Autosuperacademy.com – Tragedi maut yang berkaitan dengan truk dan masalah rem acapkali terjadi di Indonesia. Maka dari itu sudah sewajarnya pemerintah, dalam hal ini Kemenhub, wajib lebih tegas dan ketat mengenai aturan operasional truk.
Darmaningtyas, ketua INSTRAN (Institut Studi Transportasi) menjelaskan urgensi pemilik truk untuk memperhatikan kondisi sarananya,
“Bahwa sarana yang dioperasikan itu laik jalan alias berkeselamatan. Uji KIR wajib dilakukan setiap enam bulan sekali. Bila lolos uji KIR tapi saat kecelakaan ada sarana komponen yang tidak beres, maka yang mengeluarkan surat lolos uji KIR juga perlu dikenai sanksi,” ucap pria yang biasa dipanggil Tyas itu.
Tyas juga menekankan pentingnya pendidikan khusus sopir dan tarif angkut yang perlu diintervensi pemerintah.
“Pengemudi truk tidak boleh seperti selama ini, mereka menjadi pengemudi truk lewat magang sebagai kernet, tapi harus melalui pendidikan khusus. Konsekuensinya Kementerian Perhubungan melalui BPSDM Perhubungan perlu melakukan Diklat untuk pengemudi… besaran tarif angkut barang (juga) tidak dapat dilepaskan ke pasar bebas begitu saja, ada intervensi dari pemerintah untuk pengendalian keselamatan” tutur Tyas.

Lalu, melengkapi pendapat pakar transportasi, perlu tambahan keterangan dari Senior Investigator Komite Nasional Keselamatan Transportasi (KNKT) Ahmad Wildan, yang ternyata cukup mengejutkan. Adanya indikasi sopir truk tidak pernah diajarkan mengenai sistem pengereman.

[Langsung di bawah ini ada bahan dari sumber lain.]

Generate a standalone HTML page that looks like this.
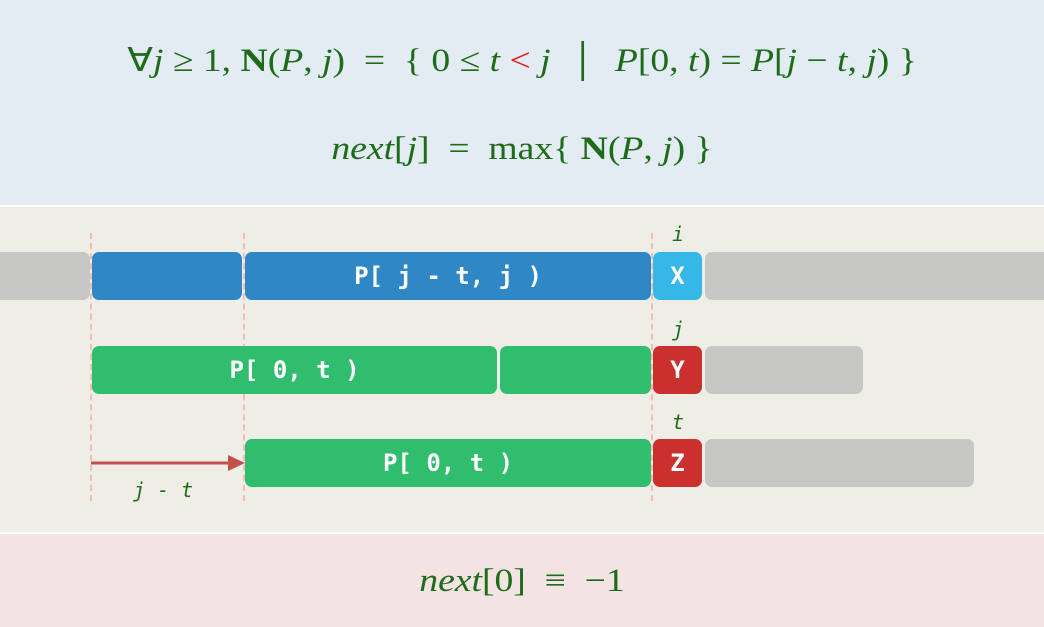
<!DOCTYPE html>
<html><head><style>
body{margin:0;width:1044px;height:627px;position:relative;overflow:hidden;font-family:"Liberation Serif",serif;}
.a{position:absolute}
.b{position:absolute;border-radius:7px;color:#fff;font-family:"DejaVu Sans Mono",monospace;font-weight:bold;font-size:24px;display:flex;align-items:center;justify-content:center;white-space:pre}
.m{position:absolute;color:#1e6b1a;font-size:33px;white-space:nowrap;text-align:center;width:1044px;left:0;transform:scaleX(1.14);transform-origin:522px 0}
.d{position:absolute;top:233px;height:268px;border-left:2px dashed #f3bcb4;width:0}
.l{position:absolute;color:#1e6b1a;font-style:italic;font-family:"DejaVu Sans Mono",monospace;font-size:20px}
i{font-style:italic}
</style></head><body>
<div class="a" style="left:0;top:0;width:1044px;height:205px;background:#e3ebf3"></div>
<div class="a" style="left:0;top:207px;width:1044px;height:325px;background:#efeee6"></div>
<div class="a" style="left:0;top:534px;width:1044px;height:93px;background:#f3e3e3"></div>
<div class="m" style="top:40px">∀<i>j</i> ≥ 1, <b>N</b>(<i>P</i>, <i>j</i>) &nbsp;= &nbsp;{ 0 ≤ <i>t</i> <span style="color:#e21a1a">&lt;</span> <i>j</i> &nbsp;│ &nbsp;<i>P</i>[0, <i>t</i>) = <i>P</i>[<i>j</i> − <i>t</i>, <i>j</i>) }</div>
<div class="m" style="top:131px"><i>next</i>[<i>j</i>] &nbsp;= &nbsp;max{ <b>N</b>(<i>P</i>, <i>j</i>) }</div>
<div class="m" style="top:563px"><i>next</i>[0] &nbsp;≡ &nbsp;−1</div>
<div class="d" style="left:90px"></div><div class="d" style="left:243px"></div><div class="d" style="left:651px"></div>
<div class="b" style="left:-10px;top:252px;width:100px;height:48px;background:#c7c7c5"></div>
<div class="b" style="left:92px;top:252px;width:150px;height:48px;background:#2f87c6"></div>
<div class="b" style="left:245px;top:252px;width:406px;height:48px;background:#2f87c6">P[ j - t, j )</div>
<div class="b" style="left:653px;top:252px;width:49px;height:48px;background:#35b8e8">X</div>
<div class="b" style="left:705px;top:252px;width:350px;height:48px;background:#c7c7c5"></div>
<div class="b" style="left:92px;top:346px;width:405px;height:48px;background:#30bd6e">P[ 0, t )</div>
<div class="b" style="left:500px;top:346px;width:151px;height:48px;background:#30bd6e"></div>
<div class="b" style="left:653px;top:346px;width:49px;height:48px;background:#c9302e">Y</div>
<div class="b" style="left:705px;top:346px;width:158px;height:48px;background:#c7c7c5"></div>
<div class="b" style="left:245px;top:439px;width:406px;height:48px;background:#30bd6e">P[ 0, t )</div>
<div class="b" style="left:653px;top:439px;width:49px;height:48px;background:#c9302e">Z</div>
<div class="b" style="left:705px;top:439px;width:269px;height:48px;background:#c7c7c5"></div>
<div class="l" style="left:672px;top:222px">i</div>
<div class="l" style="left:672px;top:317px">j</div>
<div class="l" style="left:672px;top:410px">t</div>
<div class="l" style="left:133px;top:478px">j - t</div>
<svg class="a" style="left:0;top:0" width="1044" height="627"><line x1="91" y1="463" x2="230" y2="463" stroke="#c4504c" stroke-width="3"/><polygon points="228,455 245,463 228,471" fill="#c4504c"/></svg>
</body></html>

“Di ujian SIM B1 dan B2 baik teori dan praktek materi ini tidak ada. Kemudian di SKKNI (Standar Kompetensi Kerja Nasional Indonesia (SKKNI) pengemudi bus dan truk juga tidak ada, sehingga semua pelatihan mengemudi bus dan truk tidak pernah diajarkan hal ini,” ucap Wildan.